InstallationDeployDeployment checklist

Deployment checklist

The checklist below provides a list of prerequisites to ensure a successful installation process. Before you contact MOSTLY AI to complete the installation or troubleshoot installation issues, make sure to complete the checklist.

General checklist for Kubernetes clusters

Compute (CPU and memory) requirements

Storage requirements

Networking requirements

  • Your Kubernetes cluster can access the container image repository.
    • By default, MOSTLY AI serves the container images from the MOSTLY AI image repository at nexus.test.mostlylab.com. To deploy the images, your Kubernetes cluster needs to have Internet access.
    • If your internal IT policies require that you pull the images from an internal repository, ensure that your Kubernetes cluster has access to it. For more information, Configure an internal image repository.
  • Your Kubernetes cluster has network access to the defined storage classes and to the data sources (databases and cloud object storage providers) from which you want to pull original data.
  • Collaborate with your IT department and Customer Experience Engineer to configure an domain SSL certificate for your Kubernetes cluster and for the MOSTLY AI Helm chart.

Access and permissions requirements

  • Your Kubernetes cluster user has permissions to read and write into the storage class.
  • On the AI worker nodes where MOSTLY AI jobs run, you should have no taints defined that might not allow pods to be created with the minimum and maximum resource requirements specified in the values.yaml for the engine. Otherwise, MOSTLY AI jobs will fail to run.
  • If you already have taints on your worker nodes, you need to add tolerations on the MOSTLY AI pods in the values.yaml file, under agent.tolerations and engine.tolerations.
values.yaml
    ...
    tolerations:
        # Replace with the actual key label of the taint
        # For example: `Tainted-worker:NoSchedule`
        - key: "Tainted-worker" 
            operator: "Exists"
            effect: "NoSchedule"
    ...
  • On the AI worker nodes where MOSTLY AI jobs run, make sure that no other pods belonging to other applications can run so as not to interfere with MOSTLY AI workloads. You can apply taints on nodes dedicated to MOSTLY AI workloads so as to prevent other workloads from running.
  • Verify that any resource quotas created for your namespace allow MOSTLY AI to successfully run worker nodes based on their requirements.
  • If you have specific username requirements to access databases or other resources, update the Helm chart values.yaml file. In specific cases, due to Oracle security policies you might need to allowlist container users in Oracle.

Other requirements

  • Disable any tools or service mesh services in the MOSTLY AI namespace that intercept communications between pods and require manual approval to proceed. If you have enabled such services, such as Linkerd or Istio, MOSTLY AI jobs might be prevented from starting and completing successfully.
  • Work with your IT team to enable backups of the PostgreSQL database.

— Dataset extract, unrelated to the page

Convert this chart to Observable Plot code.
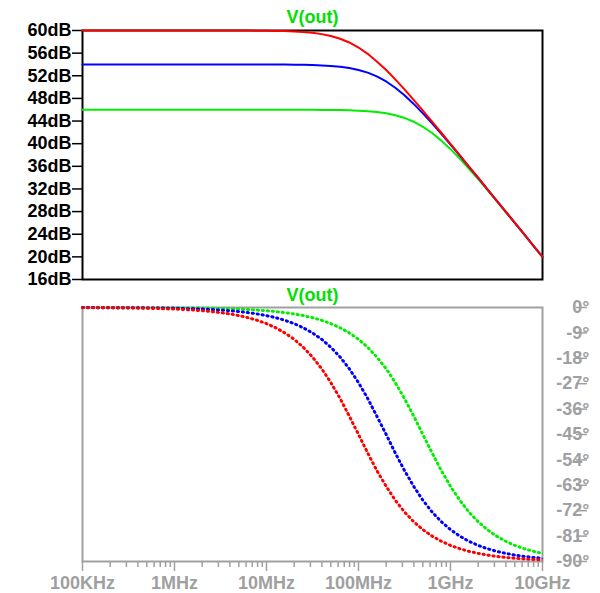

AWS EKS Kubernetes cluster checklist

  • AWS EKS cluster running Kubernetes 1.23 or higher. For more information, see Amazon EKS documentation.
  • Compute resources. The AWS EKS cluster has at least six worker nodes of type m5.xlarge. For more information, see Amazon EC2 instance types.
  • Storage (required for single- and multi-node). Integrate with Amazon Elastic Block Store (EBS) with your EKS cluster by installing and configuring the aws-ebs-csi-driver. For more information, Amazon EBS CSI driver.
  • Networking. Create a Virtual Private Cloud (VPC) with a /16 subnet netmask. This provides up to 65,536 private IPv4 addresses. For more information, see the AWS VPC documentation.
  • Networking. Integrate with Amazon Elastic Load Balancing (ALB) to automatically distribute your incoming traffic across multiple targets, such as EC2 instances, containers, and IP addresses, in one or more Availability Zones. Install the aws-load-balancer-controller in your EKS cluster to manage your ALBs and create an Ingress that uses this controller​.
    For more information, see Installing the AWS Load Balancer Controller add-on.
  • Networking. Create a Domain name in Route 53 that will point to your ALB​. Amazon Route 53 is a highly available and scalable Domain Name System (DNS) web service. To configure a domain registered in Route 53 to point to AWS ALB, you can use the Amazon Route 53 Documentation​. For specific configurations and support, contact AWS Support.
  • Security. AWS Certificate Manager (ACM) helps you to provision, manage, and renew publicly trusted TLS certificates on AWS based websites. Create an SSL certificate in ACM that can be used with your ALB​. For more information, see AWS Certificate Manager > Requesting a public certificate.

MOSTLY AI Helm charts checklist

  • Obtain the MOSTLY AI Helm charts from your Customer Experience Engineer.
  • Obtain a Docker pull image secret from your Customer Experience Engineer.
  • Ensure Internet connectivity to pull the Docker images from the MOSTLY AI repository.
  • Get acquainted with the default configuration values.yaml file in the MOSTLY AI Helm charts.
  • Make sure that the nodes in your Kubernetes cluster can accommodate the container resource requirements defined in the values.yaml file.